Nielsen Introduces “The Moment of Next” Describing Content Consumers’ Habits

Content Marketing

This recent study examines closely when and how consumers are most engaged with content. These are critical factors to take into account when putting together an online full-funnel content marketing campaign – no matter the industry.

The study introduces itself by discussing the ever-quoted goldfish attention span numbers – humans have an eight second attention span compared to a goldfish’s nine seconds. Nielsen points this out as a reason advertisers and publishers struggle to grab consumers and keep them engaged. That is indeed a struggle. However, I’m not convinced the goldfish study is the reason. If a human’s attention span is only eight seconds than someone explain the binge-watching phenomenon on Netflix or the immersive video games played by people for hours at a time. There’s a plethora of other reasons this could occur – from poor copy to targeting.

However, regardless of the reasons publishers and advertisers sometimes struggle to grab consumers attention and keep them engaged, Nielsen opined these questions:

“What if you could scientifically pinpoint the exact moment people’s attention is at its peak? What if you could identify the very instant they’re ready and willing to see something new?”

Nielsen calls this “The Moment of Next.” This is more tightly defined as the moment in a consumer’s day when they’re open to look at new content – including native ad units and the content that sits behind them. Knowing that there is a Moment of Next and when it occurs, Nielsen sought to answer these three questions:

  1. How do you capitalize on that moment?
  2. What exactly do people want to see?
  3. What do you serve consumers to keep them engaged?

The study specifically tested people’s attentiveness and emotional response to various content encounters. It used AI and virtual reality to analyze unique eye measurements to identify people’s reaction to the content. It looked at attentiveness and emotional responses across feeds (end of article experiences) and videos (Taboola vs. Facebook vs. YouTube).

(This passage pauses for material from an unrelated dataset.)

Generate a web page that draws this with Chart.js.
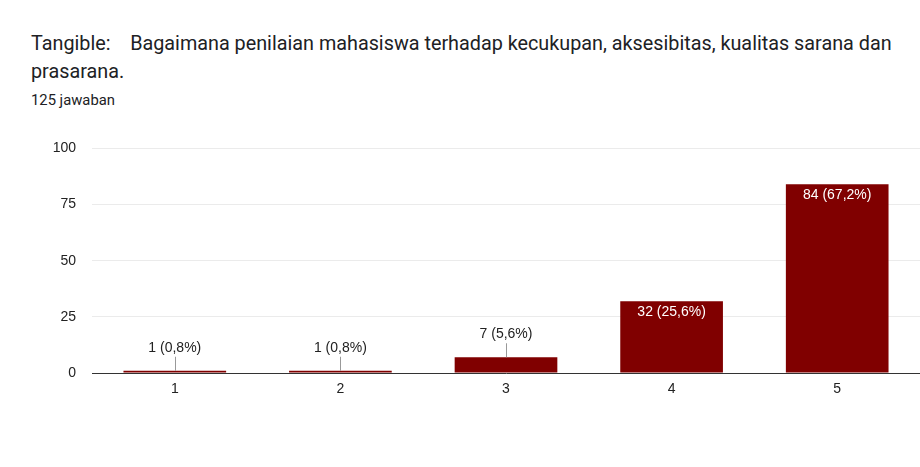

One of the unique items in this work is the concept of cognitive load – entire quantity of mental effort used by the working memory. The higher the cognitive load, the harder it is for a consumer to take in new content. However, when it’s low it becomes easier for consumers.

The research showed an eight percent lower cognitive load at the end of an article. Thus, making the consumer more likely to engage with a next action at the bottom of an article. This is the Moment of Next.


Nielsen, Research Defines the Moment of Next, 2019

The Moment of Next Takeaways

  1. Participants were most open-minded after reading an article
  2. The Moment of Next usually occurs between 20 and 30 seconds of active content engagement
  3. Publishers, advertisers and all types of digital properties have a massive opportunity at the bottom of the article
  4. Continuous scroll feeds generate 20% more attentiveness making post Moment of Next a perfect opportunity to deliver a next action at the end of an article
  5. Continuous scroll feeds generate a 17% higher emotional response making post Moment of Next a perfect opportunity to deliver an emotional experience
  6. Videos presented in an infinite feed drove 25% higher attentiveness than YouTube pre-roll ads
  7. Video ads when presented in an infinite feed at the Moment of Next delivered a 13-23% greater emotional response than YouTube.

What this study did was prove the value of the below the fold space on content. Specifically, at the end of an article after it’s been read. This is prime real estate for brands to deliver calls to action and for publishers to deliver advertising. This on-page space is where the Moment of Next occurs and consumers are more likely to engage because their cognitive load is lower, their attentiveness is high and their emotional state is good.